Given problem » Your output is the lines from the first one to the one containing "-21.9, -20.7, -18.4];", repeated exactly, with images left out.

Data extract »
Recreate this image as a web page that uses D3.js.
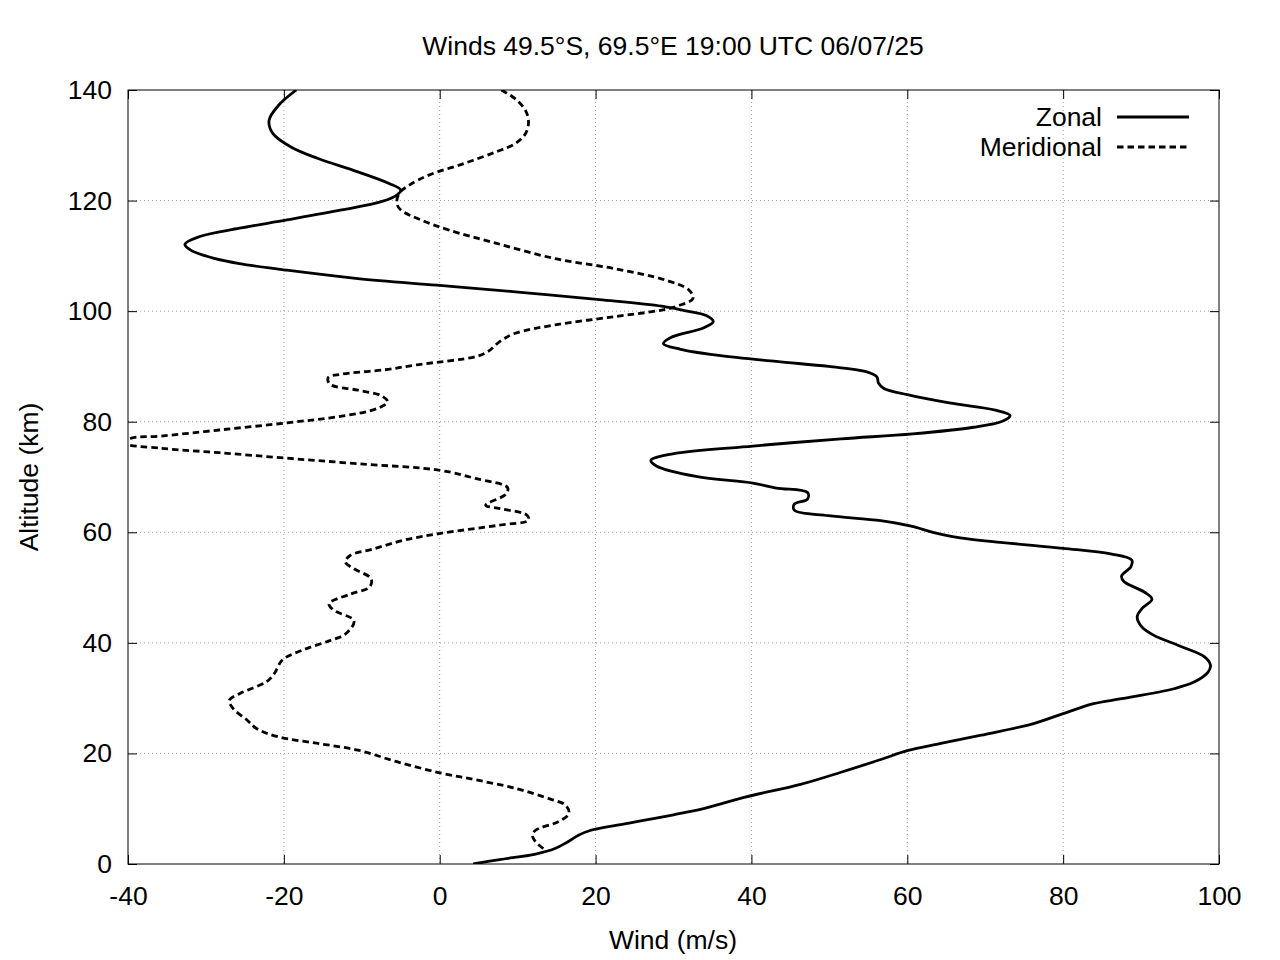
<!DOCTYPE html>
<html>
<head>
<meta charset="utf-8">
<script src="https://cdn.jsdelivr.net/npm/d3@7"></script>
<style>
  body { margin: 0; background: #fff; }
  svg text { font-family: "Liberation Sans", Arial, sans-serif; fill: #000; }
</style>
</head>
<body>
<svg id="chart" width="1280" height="960"></svg>
<script>
// zonal wind profile (altitude km, wind m/s)
const zonalAlt = [0, 0.8, 1.8, 2.8, 3.9, 5.2, 6.1, 7.3, 8.9, 10.1, 12.1, 14.4, 16.6, 18.9, 20.5, 21.8, 23.3, 25.4, 27.2, 29.0, 29.9, 31.7, 32.9, 34.7, 36.0, 37.5, 39.3, 41.4, 42.9, 44.7, 46.2, 47.9, 49.2, 51.1, 52.1, 53.8, 55.0, 56.1, 57.1, 58.1, 59.0, 60.0, 61.1, 62.1, 63.0, 64.0, 65.1, 66.0, 67.2, 68.0, 68.9, 70.1, 72.0, 73.0, 74.2, 75.6, 76.9, 77.8, 79.0, 80.1, 81.1, 82.1, 83.4, 84.9, 86.0, 87.0, 88.1, 89.1, 90.0, 90.9, 92.0, 93.1, 94.1, 95.2, 97.0, 98.1, 99.2, 100.1, 100.9, 102.1, 103.5, 104.7, 105.9, 107.4, 108.6, 109.5, 111.0, 112.1, 113.5, 115.0, 116.5, 118.3, 119.8, 121.0, 121.9, 123.1, 125.2, 127.6, 129.7, 132.1, 134.5, 137.2, 140];
const zonalWind = [4.3, 7.7, 12.3, 14.8, 16.3, 17.8, 19.4, 23.9, 30.0, 34.1, 39.2, 46.3, 51.5, 56.6, 60.0, 64.3, 69.5, 76.2, 80.0, 83.9, 87.5, 94.2, 96.8, 98.6, 98.9, 98.1, 95.2, 91.6, 90.1, 89.5, 90.1, 91.4, 90.4, 87.8, 87.5, 88.7, 88.8, 86.1, 80.0, 72.6, 66.8, 63.3, 60.5, 56.6, 49.9, 45.5, 45.5, 47.2, 47.2, 43.2, 40.2, 32.9, 27.8, 27.1, 29.9, 40.2, 51.5, 60.7, 68.5, 72.2, 73.2, 71.3, 65.4, 60.0, 57.0, 56.3, 56.1, 54.6, 49.9, 43.2, 35.8, 30.9, 28.7, 29.6, 33.9, 35.1, 34.2, 31.4, 28.5, 20.5, 9.7, -0.4, -10.5, -19.6, -25.7, -28.8, -31.9, -32.7, -30.8, -25.7, -19.6, -12.6, -7.5, -5.5, -5.0, -6.5, -10.5, -15.6, -19.1, -21.4, -21.9, -20.7, -18.4];

// meridional wind profile
const meridAlt = [2.8, 4.0, 5.2, 6.1, 7.7, 9.2, 10.7, 11.7, 13.7, 15.2, 16.5, 18.5, 20.6, 21.8, 23.0, 24.5, 26.0, 28.1, 29.6, 30.8, 33.0, 34.5, 36.9, 38.8, 40.4, 41.6, 44.0, 45.9, 47.1, 48.8, 50.1, 51.6, 53.4, 54.6, 55.8, 57.0, 58.6, 59.8, 61.3, 62.2, 63.1, 64.3, 64.9, 66.9, 68.1, 69.7, 71.2, 72.4, 73.4, 74.4, 75.2, 76.1, 77.0, 77.4, 78.5, 79.8, 81.0, 82.4, 83.6, 84.7, 85.7, 86.8, 88.0, 88.6, 89.4, 90.3, 91.8, 92.7, 94.5, 96.0, 97.5, 99.0, 100.2, 101.0, 102.3, 103.8, 105.6, 107.7, 109.5, 112.3, 114.7, 116.5, 118.3, 119.5, 121.3, 122.8, 124.6, 126.7, 128.8, 130.3, 132.1, 134.2, 136.3, 138.4, 140];
const meridWind = [13.3, 12.3, 11.9, 12.3, 15.3, 16.6, 16.1, 14.3, 9.7, 4.7, 0, -5.5, -10.5, -15.6, -20.7, -23.5, -24.7, -26.5, -27.0, -25.7, -22.2, -21.2, -20.2, -17.4, -14.1, -12.1, -11.0, -13.6, -14.2, -11.5, -9.0, -8.8, -11.0, -12.1, -11.5, -8.5, -4.5, 0.1, 7.7, 11.4, 11.2, 7.7, 5.9, 8.5, 8.7, 4.7, 0.1, -10.5, -19.6, -28.3, -35.8, -40.5, -39.6, -35.8, -28.3, -19.6, -12.6, -8.0, -6.7, -7.5, -10.5, -14.1, -14.3, -12.6, -7.0, -2.9, 4.7, 6.2, 7.7, 9.7, 14.8, 22.4, 28.5, 30.7, 32.5, 32.0, 29.0, 22.4, 14.8, 7.2, 1.1, -2.4, -5.0, -5.5, -5.2, -3.9, -1.4, 3.1, 7.2, 9.7, 11.0, 11.4, 11.0, 9.7, 7.9];

const xTicks = [-40, -20, 0, 20, 40, 60, 80, 100];
const yTicks = [0, 20, 40, 60, 80, 100, 120, 140];
const seriesNames = ["Zonal", "Meridional"];
const title = "Winds 49.5°S, 69.5°E 19:00 UTC 06/07/25";

const plotLeft = 128, plotRight = 1219, plotTop = 90, plotBottom = 864;
const fontSize = 26.5;

const svg = d3.select("#chart");

let x = d3.scaleLinear().domain([-40, 100]).range([plotLeft, plotRight]);
let y = d3.scaleLinear().domain([0, 140]).range([plotBottom, plotTop]);

// grid
let grid = svg.append("g");
grid.selectAll(".gx")
  .data(xTicks.slice(1, -1))
  .enter().append("line")
    .attr("x1", d => x(d)).attr("x2", d => x(d))
    .attr("y1", plotTop).attr("y2", plotBottom)
    .attr("stroke", "#a0a0a0").attr("stroke-width", 1)
    .attr("stroke-dasharray", "1,3");
grid.selectAll(".gy")
  .data(yTicks.slice(1, -1))
  .enter().append("line")
    .attr("y1", d => y(d)).attr("y2", d => y(d))
    .attr("x1", plotLeft).attr("x2", plotRight)
    .attr("stroke", "#a0a0a0").attr("stroke-width", 1)
    .attr("stroke-dasharray", "1,3");

// axes with inward ticks on all four sides
let fmt = d => String(d);
let xAxis = d3.axisBottom(x).tickValues(xTicks).tickSize(-9).tickPadding(22).tickFormat(fmt);
let yAxis = d3.axisLeft(y).tickValues(yTicks).tickSize(-9).tickPadding(16).tickFormat(fmt);

svg.append("g").attr("transform", `translate(0,${plotBottom})`).call(xAxis)
  .call(g => g.select(".domain").remove());
svg.append("g").attr("transform", `translate(${plotLeft},0)`).call(yAxis)
  .call(g => g.select(".domain").remove());
svg.append("g").attr("transform", `translate(0,${plotTop})`)
  .call(d3.axisTop(x).tickValues(xTicks).tickSize(-9).tickFormat(""))
  .call(g => g.select(".domain").remove());
svg.append("g").attr("transform", `translate(${plotRight},0)`)
  .call(d3.axisRight(y).tickValues(yTicks).tickSize(-9).tickFormat(""))
  .call(g => g.select(".domain").remove());

svg.selectAll(".tick line").attr("stroke", "#000").attr("stroke-width", 1);
svg.selectAll(".tick text")
  .style("font-size", fontSize + "px")
  .style("font-family", '"Liberation Sans", Arial, sans-serif')
  .attr("fill", "#000");

svg.append("rect")
  .attr("x", plotLeft).attr("y", plotTop)
  .attr("width", plotRight - plotLeft).attr("height", plotBottom - plotTop)
  .attr("fill", "none").attr("stroke", "#000").attr("stroke-width", 1);

// curves
svg.append("clipPath").attr("id", "clip")
  .append("rect").attr("x", plotLeft).attr("y", plotTop)
  .attr("width", plotRight - plotLeft).attr("height", plotBottom - plotTop);

let line = d3.line()
  .x(d => x(d[1]))
  .y(d => y(d[0]))
  .curve(d3.curveCatmullRom.alpha(0.5));

let plot = svg.append("g").attr("clip-path", "url(#clip)");
plot.append("path")
  .datum(zonalAlt.map((a, i) => [a, zonalWind[i]]))
  .attr("d", line)
  .attr("fill", "none").attr("stroke", "#000").attr("stroke-width", 2.8)
  .attr("stroke-linejoin", "miter");
plot.append("path")
  .datum(meridAlt.map((a, i) => [a, meridWind[i]]))
  .attr("d", line)
  .attr("fill", "none").attr("stroke", "#000").attr("stroke-width", 2.8)
  .attr("stroke-dasharray", "6.5,4");

// legend
let legend = svg.append("g");
seriesNames.forEach((name, i) => {
  let ly = 117 + i * 30;
  legend.append("text")
    .attr("x", 1102).attr("y", ly)
    .attr("dy", "0.35em")
    .attr("text-anchor", "end")
    .style("font-size", fontSize + "px")
    .text(name);
  legend.append("line")
    .attr("x1", 1117).attr("x2", 1189)
    .attr("y1", ly).attr("y2", ly)
    .attr("stroke", "#000").attr("stroke-width", 2.8)
    .attr("stroke-dasharray", i == 1 ? "6.5,4" : null);
});

// title and axis labels
svg.append("text")
  .attr("x", 673).attr("y", 46).attr("dy", "0.35em")
  .attr("text-anchor", "middle")
  .style("font-size", fontSize + "px")
  .text(title);

svg.append("text")
  .attr("x", 673).attr("y", 940).attr("dy", "0.35em")
  .attr("text-anchor", "middle")
  .style("font-size", fontSize + "px")
  .text("Wind (m/s)");

svg.append("text")
  .attr("transform", "translate(29,477) rotate(-90)")
  .attr("dy", "0.35em")
  .attr("text-anchor", "middle")
  .style("font-size", fontSize + "px")
  .text("Altitude (km)");
</script>
</body>
</html>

Result for this task »
Recreate this image as a web page that uses D3.js.
<!DOCTYPE html>
<html>
<head>
<meta charset="utf-8">
<script src="https://cdn.jsdelivr.net/npm/d3@7"></script>
<style>
  body { margin: 0; background: #fff; }
  svg text { font-family: "Liberation Sans", Arial, sans-serif; fill: #000; }
</style>
</head>
<body>
<svg id="chart" width="1280" height="960"></svg>
<script>
// zonal wind profile (altitude km, wind m/s)
const zonalAlt = [0, 0.8, 1.8, 2.8, 3.9, 5.2, 6.1, 7.3, 8.9, 10.1, 12.1, 14.4, 16.6, 18.9, 20.5, 21.8, 23.3, 25.4, 27.2, 29.0, 29.9, 31.7, 32.9, 34.7, 36.0, 37.5, 39.3, 41.4, 42.9, 44.7, 46.2, 47.9, 49.2, 51.1, 52.1, 53.8, 55.0, 56.1, 57.1, 58.1, 59.0, 60.0, 61.1, 62.1, 63.0, 64.0, 65.1, 66.0, 67.2, 68.0, 68.9, 70.1, 72.0, 73.0, 74.2, 75.6, 76.9, 77.8, 79.0, 80.1, 81.1, 82.1, 83.4, 84.9, 86.0, 87.0, 88.1, 89.1, 90.0, 90.9, 92.0, 93.1, 94.1, 95.2, 97.0, 98.1, 99.2, 100.1, 100.9, 102.1, 103.5, 104.7, 105.9, 107.4, 108.6, 109.5, 111.0, 112.1, 113.5, 115.0, 116.5, 118.3, 119.8, 121.0, 121.9, 123.1, 125.2, 127.6, 129.7, 132.1, 134.5, 137.2, 140];
const zonalWind = [4.3, 7.7, 12.3, 14.8, 16.3, 17.8, 19.4, 23.9, 30.0, 34.1, 39.2, 46.3, 51.5, 56.6, 60.0, 64.3, 69.5, 76.2, 80.0, 83.9, 87.5, 94.2, 96.8, 98.6, 98.9, 98.1, 95.2, 91.6, 90.1, 89.5, 90.1, 91.4, 90.4, 87.8, 87.5, 88.7, 88.8, 86.1, 80.0, 72.6, 66.8, 63.3, 60.5, 56.6, 49.9, 45.5, 45.5, 47.2, 47.2, 43.2, 40.2, 32.9, 27.8, 27.1, 29.9, 40.2, 51.5, 60.7, 68.5, 72.2, 73.2, 71.3, 65.4, 60.0, 57.0, 56.3, 56.1, 54.6, 49.9, 43.2, 35.8, 30.9, 28.7, 29.6, 33.9, 35.1, 34.2, 31.4, 28.5, 20.5, 9.7, -0.4, -10.5, -19.6, -25.7, -28.8, -31.9, -32.7, -30.8, -25.7, -19.6, -12.6, -7.5, -5.5, -5.0, -6.5, -10.5, -15.6, -19.1, -21.4, -21.9, -20.7, -18.4];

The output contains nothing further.